During the Wedge-shaped multi-vortex twister, many shoppers sought refuge along the concrete walls that lined the front of the store. They would have been much better off laying low in the open center of the structure. Hammered by 200 + Mile Per Hour winds, the concrete facades quickly failed and fell inward crushing those who believed the walls would block the force of the winds and flying debris.
Yesterday morning, Missouri Task Force-1 - operating with 70 Rescuers - took on the grim job of removing smashed concrete in order to recover the dead. The operation included about 10 large Cat Backhoes with grapplers, a scene reminiscent of New York's Ground Zero.
Once the concrete had been moved, four canine search teams began the job of walking through the debris in order to determine specific locations of the dead and missing.

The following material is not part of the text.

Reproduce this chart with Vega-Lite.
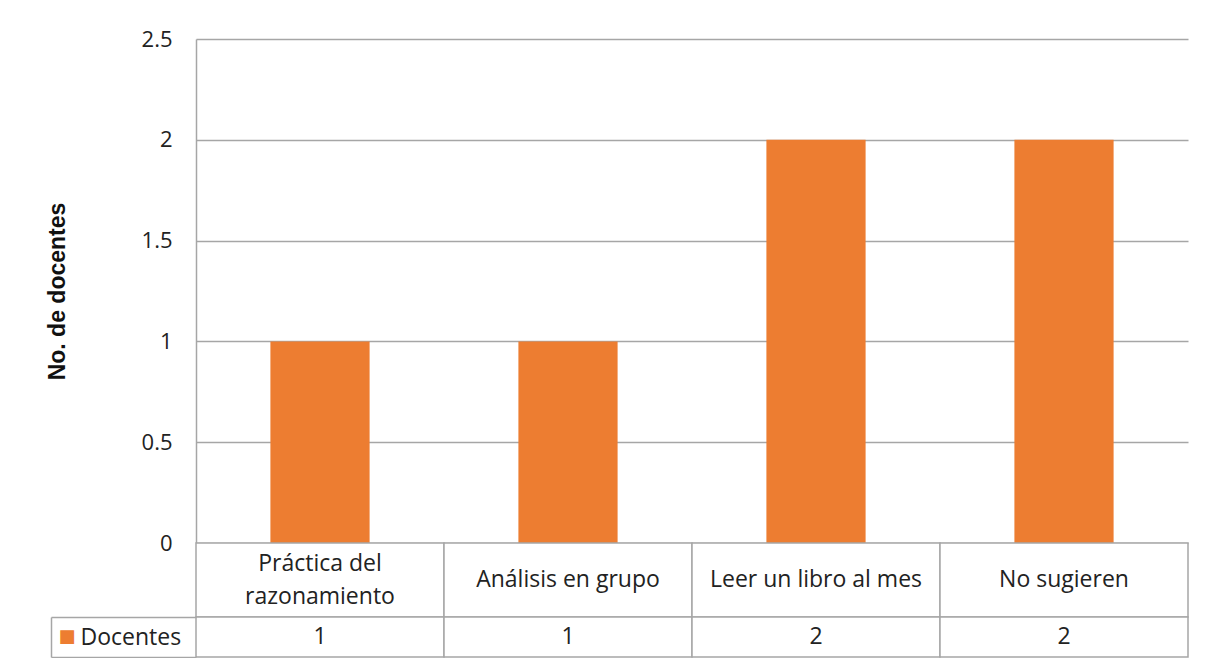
{
  "$schema": "https://vega.github.io/schema/vega-lite/v6.json",
  "padding": {"left": 46, "top": 28, "right": 0, "bottom": 0},
  "background": "white",
  "spacing": 0,
  "bounds": "flush",
  "config": {
    "view": {"stroke": null},
    "font": "Open Sans"
  },
  "datasets": {
    "d": [
      {"cat": "Práctica del\nrazonamiento", "serie": "Docentes", "n": 1},
      {"cat": "Análisis en grupo", "serie": "Docentes", "n": 1},
      {"cat": "Leer un libro al mes", "serie": "Docentes", "n": 2},
      {"cat": "No sugieren", "serie": "Docentes", "n": 2}
    ]
  },
  "resolve": {"scale": {"x": "independent", "y": "independent"}},
  "vconcat": [
    {
      "width": 992,
      "height": 504,
      "data": {"name": "d"},
      "mark": {"type": "bar", "color": "#ED7D31"},
      "encoding": {
        "x": {
          "field": "cat", "type": "nominal", "sort": null,
          "scale": {"paddingInner": 0.6, "paddingOuter": 0.3},
          "axis": null
        },
        "y": {
          "field": "n", "type": "quantitative",
          "scale": {"domain": [0, 2.5], "nice": false},
          "axis": {
            "values": [0, 0.5, 1, 1.5, 2, 2.5],
            "format": "~g",
            "grid": true, "gridColor": "#a6a6a6", "gridWidth": 1.5,
            "domain": true, "domainColor": "#a6a6a6", "domainWidth": 1.5,
            "ticks": false,
            "labelFont": "Open Sans", "labelFontSize": 22, "labelColor": "#222222",
            "labelPadding": 24,
            "title": "No. de docentes",
            "titleFont": "Liberation Sans", "titleFontSize": 23, "titleFontWeight": "bold",
            "titleColor": "#111111",
            "titlePadding": 72
          }
        }
      }
    },
    {
      "width": 992,
      "height": 74,
      "data": {"name": "d"},
      "encoding": {
        "x": {
          "field": "cat", "type": "nominal", "sort": null,
          "scale": {"paddingInner": 0, "paddingOuter": 0},
          "axis": null
        }
      },
      "layer": [
        {"mark": {"type": "rect", "fill": "white", "stroke": "#a6a6a6", "strokeWidth": 1.5}},
        {
          "mark": {
            "type": "text", "font": "Open Sans", "fontSize": 23, "color": "#222222",
            "lineBreak": "\n", "lineHeight": 33, "baseline": "middle",
            "dy": {"expr": "indexof(datum.cat, '\\n') >= 0 ? -16.5 : 0"}
          },
          "encoding": {
            "text": {"field": "cat"}
          }
        }
      ]
    },
    {
      "width": 992,
      "height": 40,
      "data": {"name": "d"},
      "encoding": {
        "x": {
          "field": "cat", "type": "nominal", "sort": null,
          "scale": {"paddingInner": 0, "paddingOuter": 0},
          "axis": null
        },
        "y": {
          "field": "serie", "type": "nominal",
          "scale": {"paddingInner": 0, "paddingOuter": 0}
        }
      },
      "resolve": {"axis": {"y": "independent"}},
      "layer": [
        {
          "mark": {"type": "rect", "fill": "white", "stroke": "#a6a6a6", "strokeWidth": 1.5},
          "encoding": {
            "y": {
              "field": "serie", "type": "nominal",
              "scale": {"paddingInner": 0, "paddingOuter": 0},
              "axis": {
                "orient": "left", "title": null, "domain": false,
                "ticks": true, "tickBand": "extent", "tickSize": 145,
                "tickColor": "#a6a6a6", "tickWidth": 1.5,
                "labelFont": "Open Sans", "labelFontSize": 23, "labelColor": "#222222",
                "labelAlign": "left", "labelPadding": -29
              }
            }
          }
        },
        {
          "mark": {"type": "text", "font": "Open Sans", "fontSize": 23, "color": "#222222"},
          "encoding": {
            "text": {"field": "n"},
            "y": {
              "field": "serie", "type": "nominal",
              "scale": {"paddingInner": 0, "paddingOuter": 0},
              "axis": {
                "orient": "left", "title": null, "offset": 145,
                "domain": true, "domainColor": "#a6a6a6", "domainWidth": 1.5,
                "ticks": false,
                "labelExpr": "'■'", "labelFont": "DejaVu Sans",
                "labelFontSize": 18, "labelColor": "#ED7D31",
                "labelAlign": "left", "labelPadding": -7
              }
            }
          }
        }
      ]
    }
  ]
}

They did so alone, without their handlers - and they did it quickly.
Today brings a similar task - searching a near-by Walmat* Store, which was filled with shoppers when the tornado ripped into the free-standing building.
Although the number of missing is a closely guarded secret, I was told by CNN's Anderson Cooper that it is near 1,500. Now, not everyone unaccounted for is dead - some may be living with relatives, others may likely not have thought to check in with authorities. But the death toll will rise nonetheless.
My helmet is off to FEMA's Director Craig Fugate, whose experience on the front lines, is the trait that makes him stand alone, head and shoulders above all previous FEMA Directors combined. As a Paramedic and former Firefighter, Fugate understands the need for immediate response.
In fact, FEMA personnel had boots on the ground in Joplin within 12 hours of the tragic disaster, and Fugate himself was not far behind. Earlier in the day, I watched as he helped move debris to find a family's pet - alive!!
As always, the brightest part of this story is the incredible turnout of individuals - everyday citizens - who have taken it upon themselves to help feed, clothe and house those who have lost everything. I've always believed that the human spirit is filled with an endless well of good - and during situations like this disaster in Joplin, what has poured from this well makes me proud to be an American.